Concerning the use of alginic acid and its salts (E 400, E 401, E 402, E 403 and E 404) in ‘dietary foods for special medical purposes and special formulae for infants’ (Food category 13.1.5.1) and ‘in dietary foods for babies and young children for special medical purposes as defined in Directive 1999/21/EC’ (Food category 13.1.5.2), and given that:

  • for populations consuming dietary foods for special medical purposes and special formulae, the highest refined exposure estimate (p95) calculated based on MPL were for toddlers (12–35 months) up to 290.4 mg/kg bw per day (brand-loyal scenario);
  • infants and young children consuming foods belonging to these food categories may show a higher susceptibility to the gastrointestinal effects of alginic acid and its salts than their healthy counterparts due to their underlying medical condition;
  • no adequate specific studies addressing the safety of use of alginic acid and its salts (E 400, E 401, E 402, E 403 and E 404) in this population under certain medical conditions were available;
  • no data on use levels were submitted by industry for the food categories 13.1.5.1 and 13.1.5.2, which is in agreement with the absence of data in the Mintel database;

the Panel concluded that the available data did not allow an adequate assessment of the safety of alginic acid and its salts (E 400, E 401, E 402, E 403 and E 404) in infants and young children consuming the food belonging to the categories 13.1.5.1 and 13.1.5.2.
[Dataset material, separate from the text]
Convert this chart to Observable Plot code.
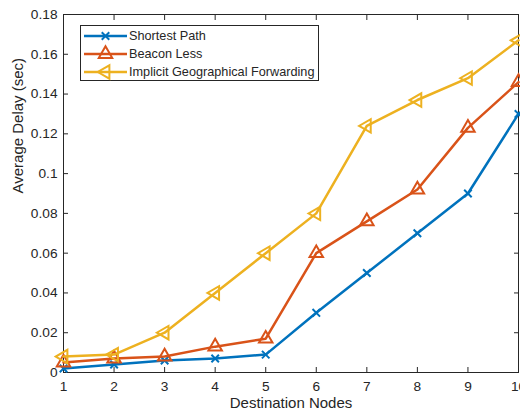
<!DOCTYPE html>
<html><head><meta charset="utf-8">
<script src="https://cdn.jsdelivr.net/npm/d3@7"></script>
<script src="https://cdn.jsdelivr.net/npm/@observablehq/plot@0.6"></script>
<style>
body{margin:0;background:#fff;font-family:"Liberation Sans",Arial,sans-serif;}
#wrap{position:relative;width:520px;height:416px;overflow:hidden;}
#legend{position:absolute;left:80px;top:25px;}
</style></head><body><div id="wrap"></div>
<script>
const nodes = [1, 2, 3, 4, 5, 6, 7, 8, 9, 10];
const shortestPath = [0.002, 0.004, 0.006, 0.007, 0.009, 0.030, 0.050, 0.070, 0.090, 0.130];
const beaconLess = [0.005, 0.007, 0.008, 0.013, 0.017, 0.060, 0.076, 0.092, 0.123, 0.146];
const implicitGeo = [0.008, 0.009, 0.020, 0.040, 0.060, 0.080, 0.124, 0.137, 0.148, 0.167];
const seriesNames = ["Shortest Path", "Beacon Less", "Implicit Geographical Forwarding"];
const seriesColors = ["#0072BD", "#D95319", "#EDB120"];
const yTicks = [0, 0.02, 0.04, 0.06, 0.08, 0.1, 0.12, 0.14, 0.16, 0.18];
const yTickLabels = ["0", "0.02", "0.04", "0.06", "0.08", "0.1", "0.12", "0.14", "0.16", "0.18"];
const xLabel = "Destination Nodes";
const yLabel = "Average Delay (sec)";

const seriesValues = [shortestPath, beaconLess, implicitGeo];
const data = seriesNames.flatMap((name, i) => nodes.map((n, j) => ({series: name, node: n, delay: seriesValues[i][j]})));

const triangleLeft = {
  draw(context, size) {
    const y = -Math.sqrt(size / (Math.sqrt(3) * 3));
    context.moveTo(2 * y, 0);
    context.lineTo(-y, -Math.sqrt(3) * y);
    context.lineTo(-y, Math.sqrt(3) * y);
    context.closePath();
  }
};
const symbols = ["times", "triangle", triangleLeft];
const ink = "#262626";
const font = '"Liberation Sans", Arial, sans-serif';

const plot = Plot.plot({
  width: 520, height: 416,
  marginLeft: 63, marginRight: 2, marginTop: 14, marginBottom: 44,
  style: {fontFamily: font, fontSize: "13.7px", color: ink, background: "#fff"},
  x: {domain: [1, 10]},
  y: {domain: [0, 0.18]},
  color: {domain: seriesNames, range: seriesColors},
  marks: [
    Plot.axisX(nodes, {anchor: "bottom", tickSize: 0, tickPadding: 9, label: null, fontSize: 13.7}),
    Plot.axisX(nodes, {anchor: "bottom", tickSize: -5, tickFormat: () => "", label: null}),
    Plot.axisX(nodes, {anchor: "top", tickSize: -5, tickFormat: () => "", label: null}),
    Plot.axisY(yTicks, {anchor: "left", tickSize: 0, tickPadding: 6, tickFormat: (d, i) => yTickLabels[i], label: null, fontSize: 13.7}),
    Plot.axisY(yTicks, {anchor: "left", tickSize: -5, tickFormat: () => "", label: null}),
    Plot.axisY(yTicks, {anchor: "right", tickSize: -5, tickFormat: () => "", label: null}),
    Plot.text([xLabel], {frameAnchor: "bottom", dy: 35, fontSize: 15, fill: ink}),
    Plot.text([yLabel], {frameAnchor: "left", rotate: -90, dx: -45, fontSize: 15, fill: ink}),
    Plot.frame({stroke: ink, strokeWidth: 1}),
    ...seriesNames.flatMap((name, i) => {
      const d = data.filter(r => r.series === name);
      return [
        Plot.line(d, {x: "node", y: "delay", stroke: "series", strokeWidth: 2.5}),
        Plot.dot(d, {x: "node", y: "delay", stroke: "series", fill: "none", symbol: symbols[i], r: i === 0 ? 3.5 : 5, strokeWidth: 2})
      ];
    })
  ]
});
const wrap = document.getElementById("wrap");
wrap.appendChild(plot);

// legend overlay
const NS = "http://www.w3.org/2000/svg";
const lg = document.createElementNS(NS, "svg");
lg.setAttribute("id", "legend");
lg.setAttribute("width", 240); lg.setAttribute("height", 57);
const box = document.createElementNS(NS, "rect");
box.setAttribute("x", 0.5); box.setAttribute("y", 0.5); box.setAttribute("width", 238); box.setAttribute("height", 55);
box.setAttribute("fill", "#fff"); box.setAttribute("stroke", ink);
lg.appendChild(box);
const symPaths = [d3.symbol(d3.symbolTimes, 3.5 * 3.5 * Math.PI)(), d3.symbol(d3.symbolTriangle, 25 * Math.PI)(), d3.symbol(triangleLeft, 25 * Math.PI)()];
seriesNames.forEach((name, i) => {
  const cy = 11 + 18 * i;
  const ln = document.createElementNS(NS, "line");
  ln.setAttribute("x1", 4); ln.setAttribute("x2", 47); ln.setAttribute("y1", cy); ln.setAttribute("y2", cy);
  ln.setAttribute("stroke", seriesColors[i]); ln.setAttribute("stroke-width", 2.5);
  lg.appendChild(ln);
  const p = document.createElementNS(NS, "path");
  p.setAttribute("d", symPaths[i]); p.setAttribute("transform", `translate(25.5,${cy})`);
  p.setAttribute("fill", "none"); p.setAttribute("stroke", seriesColors[i]); p.setAttribute("stroke-width", 2);
  lg.appendChild(p);
  const t = document.createElementNS(NS, "text");
  t.setAttribute("x", 49); t.setAttribute("y", cy); t.setAttribute("dy", "0.35em");
  t.setAttribute("font-size", 12.7); t.setAttribute("fill", ink);
  t.setAttribute("font-family", font);
  t.textContent = name;
  lg.appendChild(t);
});
wrap.appendChild(lg);
</script>
</body></html>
The Panel recommended that the European Commission considers:

  • revising the current limits for toxic elements (arsenic, cadmium, lead and mercury) in the EU specifications for alginic acid and its salts (E 400, E 401, E 402, E 403 and E 404) in order to ensure that alginic acid and its salts (E 400, E 401, E 402, E 403 and E 404) as food additives will not be a significant source of exposure to those toxic elements in food, in particular for infants and children;
  • defining a suitable validated analytical method of appropriate accuracy for the determination of formaldehyde in the specifications for alginic acid and its salts (E 400–E 404).